Seitdem wurden sie 19 Jahre lang vergeblich gesucht. Bis zum
Herbst 2006, als Anwältin Lunnebach einen Anruf bekam und
einen Deal einfädelte, der vor Gericht vom Senatsvorsitzenden
Jürgen Warnatsch noch einmal ausgebreitet wurde: Adrienne G.
hatte sich von ihrem immer noch unbekannt gebliebenen Versteck bei
Anwältin Lunnebach gemeldet. Diese wiederum hatte sich an die
Bundesanwaltschaft gewandt. In Gesprächen mit den
Anklagevertretern und dem zuständigen Strafsenat sei dann eine
Art Vergleich zustande gekommen, erklärte der
Senatsvorsitzende Warnatsch. Adrienne G. erklärte sich bereit,
sich zu stellen und Aussagen zu machen. Im Gegenzug wurde ihr
zugesichert, mit einer Bewährungsstrafe davonzukommen. Zur
Vereinbarung gehörte zudem, dass nur die beiden schon
erwähnten Anschläge in Dahlem und Aschaffenburg
Gegenstand der Anklage werden.
Taten liegen schon 20 Jahre zurück
Andreas Hornick, Oberstaatsanwalt beim Bundesgerichtshof,
bekräftigte nach dem ersten Verhandlungstag noch einmal diesen
Deal.
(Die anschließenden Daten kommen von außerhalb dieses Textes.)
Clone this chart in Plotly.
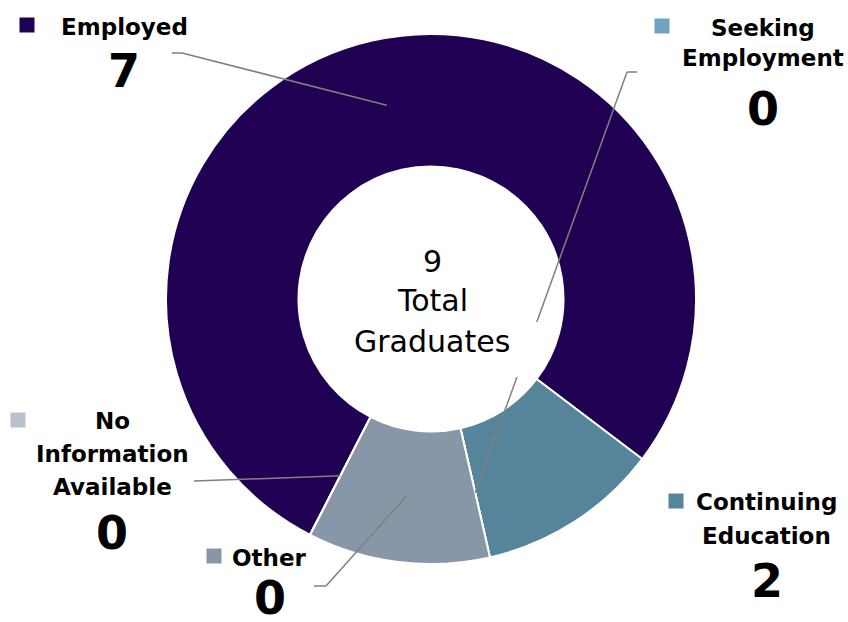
import plotly.graph_objects as go
import math

W, H = 848, 622

# ---- data ----
categories = ["Employed", "Continuing Education", "Seeking Employment", "Other", "No Information Available"]
slice_values = [7, 1, 0, 1, 0]          # relative slice sizes as drawn
shown_counts = [7, 2, 0, 0, 0]          # numbers printed in the labels
label_lines = {
    "Employed": ["Employed"],
    "Continuing Education": ["Continuing", "Education"],
    "Seeking Employment": ["Seeking", "Employment"],
    "Other": ["Other"],
    "No Information Available": ["No", "Information", "Available"],
}
total_graduates = 9
center_lines = [str(total_graduates), "Total", "Graduates"]

slice_colors = ["#1F0052", "#56849B", "#6FA4BF", "#8897A8", "#B9C1CC"]

# ---- geometry (pixels) ----
CX, CY, R = 431, 299, 265
HOLE = 0.5
START = 207.15  # clockwise degrees from 12 o'clock


def px(x):
    return x / W


def py(y):
    return 1 - y / H


fig = go.Figure()
fig.add_trace(go.Pie(
    labels=categories,
    values=slice_values,
    sort=False,
    direction="clockwise",
    rotation=START,
    hole=HOLE,
    textinfo="none",
    hoverinfo="label",
    showlegend=False,
    marker=dict(colors=slice_colors, line=dict(color="white", width=2)),
    domain=dict(x=[px(CX - R), px(CX + R)], y=[py(CY + R), py(CY - R)]),
))

# label layout: name block centre, marker square, number centre, line pitch
label_pos = {
    "Employed": dict(name=(124, 27), sq=(27, 25), num=(124, 71), pitch=30),
    "Seeking Employment": dict(name=(763, 28), sq=(662, 26), num=(763, 109), pitch=30),
    "Continuing Education": dict(name=(766, 502), sq=(676, 501), num=(767, 581), pitch=33.5),
    "Other": dict(name=(269, 558), sq=(214, 556), num=(270, 598), pitch=30),
    "No Information Available": dict(name=(112, 420.5), sq=(18, 420), num=(112, 533), pitch=33),
}
NAME_SIZE = 23
NUM_SIZE = 46
LABEL_FONT = "DejaVu Sans"

annotations = []
shapes = []
for cat, cnt, col in zip(categories, shown_counts, slice_colors):
    p = label_pos[cat]
    lines = label_lines[cat]
    nx, ny = p["name"]
    for i, ln in enumerate(lines):
        annotations.append(dict(
            x=px(nx), y=py(ny + i * p["pitch"]), xref="paper", yref="paper",
            text="<b>%s</b>" % ln, showarrow=False, xanchor="center", yanchor="middle",
            font=dict(family=LABEL_FONT, size=NAME_SIZE, color="#000000"),
        ))
    mx, my = p["num"]
    annotations.append(dict(
        x=px(mx), y=py(my), xref="paper", yref="paper",
        text="<b>%d</b>" % cnt, showarrow=False, xanchor="center", yanchor="middle",
        font=dict(family=LABEL_FONT, size=NUM_SIZE, color="#000000"),
    ))
    sx, sy = p["sq"]
    shapes.append(dict(
        type="rect", xref="paper", yref="paper",
        x0=px(sx - 7.5), x1=px(sx + 7.5), y0=py(sy + 7.5), y1=py(sy - 7.5),
        fillcolor=col, line=dict(width=0),
    ))

# leader lines: elbow start -> mid-ring of each slice (computed from slice angles)
tot = sum(slice_values)
mid_angle = {}
acc = START
for cat, v in zip(categories, slice_values):
    span = 360.0 * v / tot
    mid_angle[cat] = acc + span / 2
    acc += span
RMID = R * (1 + HOLE) / 2


def ring_point(cat):
    a = math.radians(mid_angle[cat])
    return CX + RMID * math.sin(a), CY - RMID * math.cos(a)


leaders = {
    "Employed": [(172, 53), (182, 53)],
    "Seeking Employment": [(637, 72), (627, 72)],
    "Other": [(314, 586), (326, 586)],
    "No Information Available": [(194, 481)],
}
gaps = {"Seeking Employment": (322, 377)}  # hidden behind centre text box

for cat, pts in leaders.items():
    end = ring_point(cat)
    path = pts + [end]
    segs = []
    for (x0, y0), (x1, y1) in zip(path[:-1], path[1:]):
        if cat in gaps and y1 != y0:
            g0, g1 = gaps[cat]

            def at(yv, x0=x0, y0=y0, x1=x1, y1=y1):
                t = (yv - y0) / (y1 - y0)
                return x0 + t * (x1 - x0), yv
            segs.append(((x0, y0), at(g0)))
            segs.append((at(g1), (x1, y1)))
        else:
            segs.append(((x0, y0), (x1, y1)))
    for (x0, y0), (x1, y1) in segs:
        shapes.append(dict(
            type="line", xref="paper", yref="paper",
            x0=px(x0), y0=py(y0), x1=px(x1), y1=py(y1),
            line=dict(color="#808080", width=1.5), layer="above",
        ))

# centre text
center_y = [261, 301, 342]
for txt, yy in zip(center_lines, center_y):
    annotations.append(dict(
        x=px(432), y=py(yy), xref="paper", yref="paper",
        text=txt, showarrow=False, xanchor="center", yanchor="middle",
        font=dict(family="DejaVu Sans", size=30, color="#000000"),
    ))

fig.update_layout(
    width=W, height=H,
    margin=dict(l=0, r=0, t=0, b=0),
    paper_bgcolor="white", plot_bgcolor="white",
    annotations=annotations, shapes=shapes,
)

fig.write_html(
    "out.html",
    config={"displayModeBar": False},
    post_script="document.body.style.margin='0';document.body.style.overflow='hidden';",
)
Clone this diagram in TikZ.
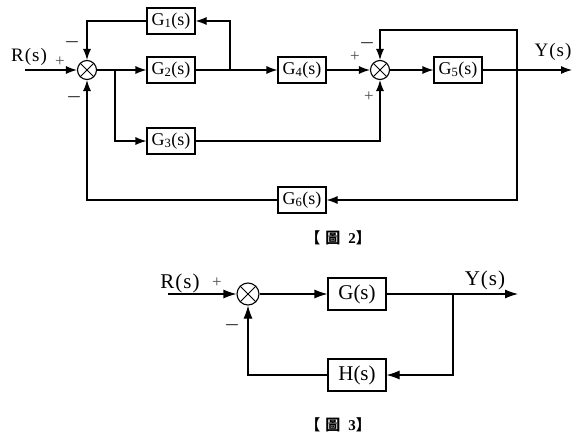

Ein wirklicher Schaden sei bei diesen versuchten
Anschlägen ja nicht entstanden. Auch lägen die Taten
schon 20 Jahre zurück, und es wäre ohne ihre freiwillige
Rückkehr kaum gelungen, die ehemalige Terroristin zu fassen.
Die Angeklagte machte am ersten Prozesstag noch keine Angaben. Auch
nicht darüber, warum sie sich im vergangenen Jahr
plötzlich gemeldet hatte. Anwältin Lunnebach
begründete das mit einer gewissen Müdigkeit. Es sei nicht
leicht, ständig unter einer falschen Identität zu leben.
Eine Rolle habe vermutlich auch die ersehnte Rückkehr nach
Berlin gespielt. Adrienne G. - geboren in Hannover - hatte von 1973
bis 1975 an der Gropiusschule ihr Referendariat durchlaufen.
Anschließend arbeitete sie zwei Jahre an einem
Neuköllner Mittelstufenzentrum. Diesen Job verlor sie, war
einige Zeit arbeitslos und absolvierte dann von 1982 bis 1984 in
Essen eine Umschulung zur Funkelektronikerin. Eine Ausbildung, die
für Aktionen bei der "Roten Zora" sicher von Vorteil war und
die ahnen lässt, dass sich ihre kämpferischen
Aktivitäten kaum im Miniwecker-Kauf erschöpften.
Das wird vor Gericht jedoch kaum zur Sprache kommen. Das Urteil
scheint schon geschrieben. Adrienne G. lebt jetzt mit Thomas K. in
Wedding. Sie hatte schon vor ihrem Auftauchen als Fotografin
gearbeitet und will diesen Beruf auch weiterhin ausüben.
Auf Thomas K. wartet nach Auskunft von Oberstaatsanwalt Hornick
ebenfalls ein Prozess. Ob es auch hier einen Deal gibt, ist nicht
bekannt - scheint aber sehr wahrscheinlich.